New test results raise questions about claims of progress
Yesterday the Kentucky Department of Education (KDE) released the testing results from the fall for the PLAN and EXPLORE testing in Kentucky.
These two tests are coordinated at the grade appropriate level with the ACT college entrance test and use similar Benchmark Scores to show if students are on track to be successful in college and careers.
The EXPLORE is given to eighth grade students in Kentucky while our 10th graders take the PLAN.
Since I participated in a panel on charter schools in Louisville last night (more on that later), the first analysis I did on the new data focused on Kentucky’s largest school district. The table below shows what I found.
Among Louisville’s 21 regular high schools (special alternative schools don’t get test results), the majority – 14 of them – had really disappointing results for PLAN mathematics performance. In these 14 schools (highlighted in pink) fewer than 20 percent of the students scored at or above the PLAN Math Benchmark Score.
That means the overwhelming majority of the students in those schools are not on track for college and careers.
In a real shock, six of the schools posted math benchmark performance in the single-digit category. Fewer than one in ten of the students in those schools are on track to survive the first college math course they would take in a two- or four-year postsecondary school.

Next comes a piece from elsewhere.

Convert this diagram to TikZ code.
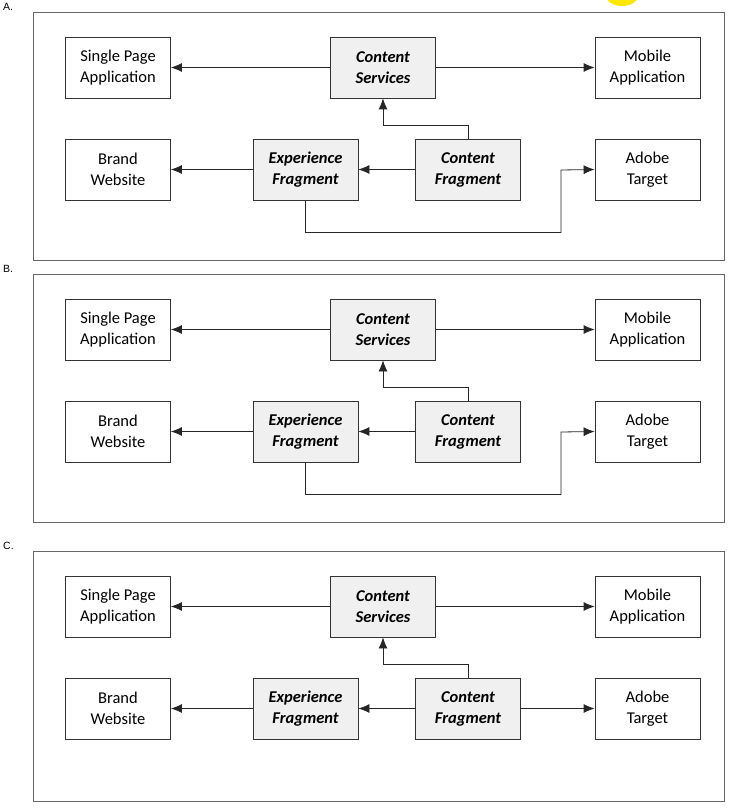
\documentclass[tikz,border=0pt]{standalone}
\usepackage{fontspec}
\setmainfont{Carlito}
\newfontfamily\lab{Liberation Sans}
\usetikzlibrary{arrows.meta}
\begin{document}
\begin{tikzpicture}[x=1pt,y=-1pt,
  bx/.style={draw=black!80,line width=0.8pt,minimum width=105pt,minimum height=61pt,align=center,font=\fontsize{16.5}{21}\selectfont,inner sep=1pt},
  gbx/.style={bx,fill=black!6,font=\fontsize{16.5}{21}\selectfont\bfseries\itshape},
  panel/.style={draw=black!60,line width=0.8pt},
  ar/.style={-{Latex[length=11pt,width=9pt]},line width=0.8pt,black!85}]
\useasboundingbox (0,0) rectangle (731,810);
\begin{scope}
\clip (0,0) rectangle (731,810);
\fill[yellow!90!orange] (622,-4) ellipse (16 and 10);
\end{scope}
\foreach \p/\oy/\h/\L in {A/0/248/A., B/262/248/B., C/539/250/C.}{
  \node[font=\lab\fontsize{10.5}{12}\selectfont,anchor=north west,inner sep=0pt] (lab\p) at (3,\oy+3) {\L};
  \draw[panel] (33,\oy+12) rectangle (724,\oy+12+\h);
  \node[bx] (spa\p) at (118,\oy+67.5) {Single Page\\Application};
  \node[gbx] (cs\p) at (383,\oy+67.5) {Content\\Services};
  \node[bx] (mob\p) at (647.5,\oy+67.5) {Mobile\\Application};
  \node[bx] (bw\p) at (118,\oy+169.5) {Brand\\Website};
  \node[gbx] (ef\p) at (305.5,\oy+169.5) {Experience\\Fragment};
  \node[gbx] (cf\p) at (468,\oy+169.5) {Content\\Fragment};
  \node[bx] (at\p) at (647.5,\oy+169.5) {Adobe\\Target};
  \draw[ar] (cs\p) -- (spa\p);
  \draw[ar] (cs\p) -- (mob\p);
  \draw[ar] (cf\p.north) -- ++(0,-13) -| (cs\p.south);
  \draw[ar] (cf\p) -- (ef\p);
  \draw[ar] (ef\p) -- (bw\p);
}
\draw[ar] (efA.south) -- ++(0,32) -| (561,170) -- (atA.west);
\draw[ar] (efB.south) -- ++(0,32) -| (561,432) -- (atB.west);
\draw[ar] (cfC) -- (atC);
\end{tikzpicture}
\end{document}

District wide, Jefferson County’s 10th grade students scored below the statewide math benchmark, as well.
Statewide, the new PLAN 2011-2012 Profile Summary Report shows that our students scored well below the national norm PLAN score for mathematics set in 2010, leaving Jefferson County even farther behind that national norm.
Clearly, a lot more needs to happen for kids in math, both statewide and in the state’s largest school system. PLAN makes that very clear.
And, as I recently pointed out here and here, the relative performance improvement in charter schools versus non-charter schools for math make these schools of choice and innovation look even more attractive for Kentucky.